3. Three Eight One, by Aliya Whitely. A very strange story that hardly bears explanation in a paragraph -- mostly it's about the sort of coming of age journey of a young woman from an oddly retro community across a strange nearish future world (maybe?) -- but it's much weirder than that.
4. Navola, by Paolo Bacigalupi. This one is not so weird. It's a lovely fairly traditional quasi-historical fantasy (sort of in the Guy Gavriel Kay mode) set in analog of an Italian city in the early Renaissance era: a coming of age story about the scion of a powerful family. Nothing much is new here, but it's beautifully done.

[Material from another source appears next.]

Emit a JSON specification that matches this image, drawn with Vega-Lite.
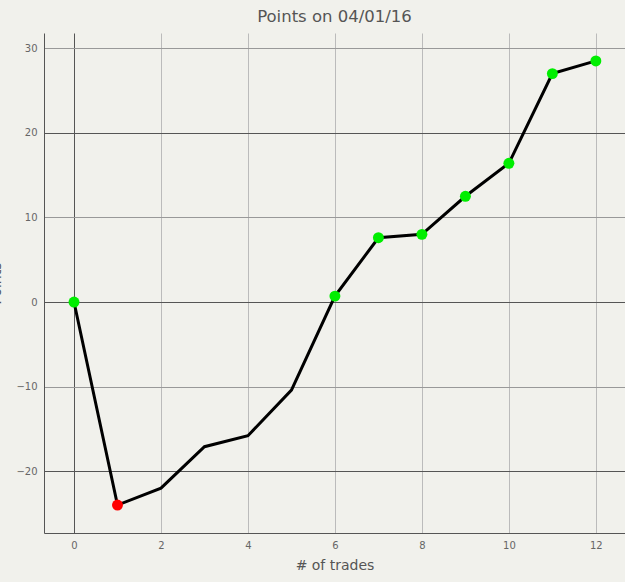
{
  "$schema": "https://vega.github.io/schema/vega-lite/v6.json",
  "autosize": {"type": "none"},
  "padding": {"left": 44, "top": 33, "right": 0, "bottom": 49},
  "width": 581,
  "height": 500,
  "background": "#f1f1ec",
  "config": {
    "view": {"stroke": null},
    "font": "DejaVu Sans"
  },
  "title": {
    "text": "Points on 04/01/16",
    "fontSize": 16.5,
    "fontWeight": "normal",
    "color": "#555555",
    "anchor": "middle",
    "offset": 8
  },
  "data": {
    "values": [
      {"trade": 0, "points": 0, "marker": "up"},
      {"trade": 1, "points": -24.0, "marker": "down"},
      {"trade": 2, "points": -22.0, "marker": "none"},
      {"trade": 3, "points": -17.1, "marker": "none"},
      {"trade": 4, "points": -15.8, "marker": "none"},
      {"trade": 5, "points": -10.4, "marker": "none"},
      {"trade": 6, "points": 0.7, "marker": "up"},
      {"trade": 7, "points": 7.6, "marker": "up"},
      {"trade": 8, "points": 8.0, "marker": "up"},
      {"trade": 9, "points": 12.5, "marker": "up"},
      {"trade": 10, "points": 16.4, "marker": "up"},
      {"trade": 11, "points": 27.0, "marker": "up"},
      {"trade": 12, "points": 28.5, "marker": "up"}
    ]
  },
  "encoding": {
    "x": {
      "field": "trade",
      "type": "quantitative",
      "title": "# of trades",
      "scale": {"domain": [-0.69, 12.67], "nice": false, "zero": false},
      "axis": {
        "values": [0, 2, 4, 6, 8, 10, 12],
        "ticks": false,
        "labelPadding": 7,
        "labelFontSize": 10,
        "labelColor": "#666666",
        "domainColor": "#555555",
        "grid": true,
        "gridColor": {"condition": {"test": "datum.value === 0", "value": "#555555"}, "value": "#bbbbbb"},
        "titleFontSize": 14,
        "titleFontWeight": "normal",
        "titleColor": "#555555",
        "titlePadding": 8
      }
    },
    "y": {
      "field": "points",
      "type": "quantitative",
      "title": "Points",
      "scale": {"domain": [-27.3, 31.8], "nice": false, "zero": false},
      "axis": {
        "values": [-20, -10, 0, 10, 20, 30],
        "ticks": false,
        "labelPadding": 7,
        "labelFontSize": 10,
        "labelColor": "#666666",
        "domainColor": "#555555",
        "grid": true,
        "gridColor": {"condition": {"test": "datum.value % 20 === 0", "value": "#555555"}, "value": "#999999"},
        "titleFontSize": 14,
        "titleFontWeight": "normal",
        "titleColor": "#555555",
        "titleX": -44,
        "titleY": 250,
        "titleBaseline": "alphabetic"
      }
    }
  },
  "layer": [
    {
      "mark": {"type": "line", "color": "black", "strokeWidth": 3}
    },
    {
      "transform": [{"filter": "datum.marker !== 'none'"}],
      "mark": {"type": "circle", "size": 120, "opacity": 1},
      "encoding": {
        "color": {
          "field": "marker",
          "type": "nominal",
          "scale": {"domain": ["up", "down"], "range": ["#00ee00", "#ff0000"]},
          "legend": null
        }
      }
    }
  ]
}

5. Euphoria Days, by Pilar Fraile. Near future SF about the intertwined lives of several people, satirizing corporate culture and investigating relationships in a slowly disintegrating world affected by some algorithmic meddling with love.
Also:
The Book of Love, by Kelly Link. This is a good book but it falls short of great. Probably longer than it needs to be. Kelly Link will write a great novel at some time, I'm sure, but this is well worth reading but not up to the level of her short fiction.
Vinyl Wonderland, by Mark Rigney. A fine novel about a kid making a mess of his life after his mother's death and his father's decline, as he encounters a strange landscape behind the "Elvis door" in a '70s used record store.
Novellas
1. A Mourning Coat, by Alex Jeffers. A really lovely story about a man mourning the death of his father and forming a new relationship. The fantastical elements are minimal but they enhance a moving and convincing small scale narrative.
2. The Practice, the Horizon, and the Chain, by Sofia Samatar. A dark parable of class structures in the society on a group of mining spaceships.
3. The Tusks of Extinction, by Ray Nayler. Searing story of a woman with her consciousness uploaded into a mammoth's brain, and her efforts to keep them from being hunted as elephants were.
4. Haunt Sweet Home, by Sarah Pinsker. An enjoyable story about a young woman struggling to find her way in life who gets a job with the title home improvement show, and finds some of the "haunts" more real than expected.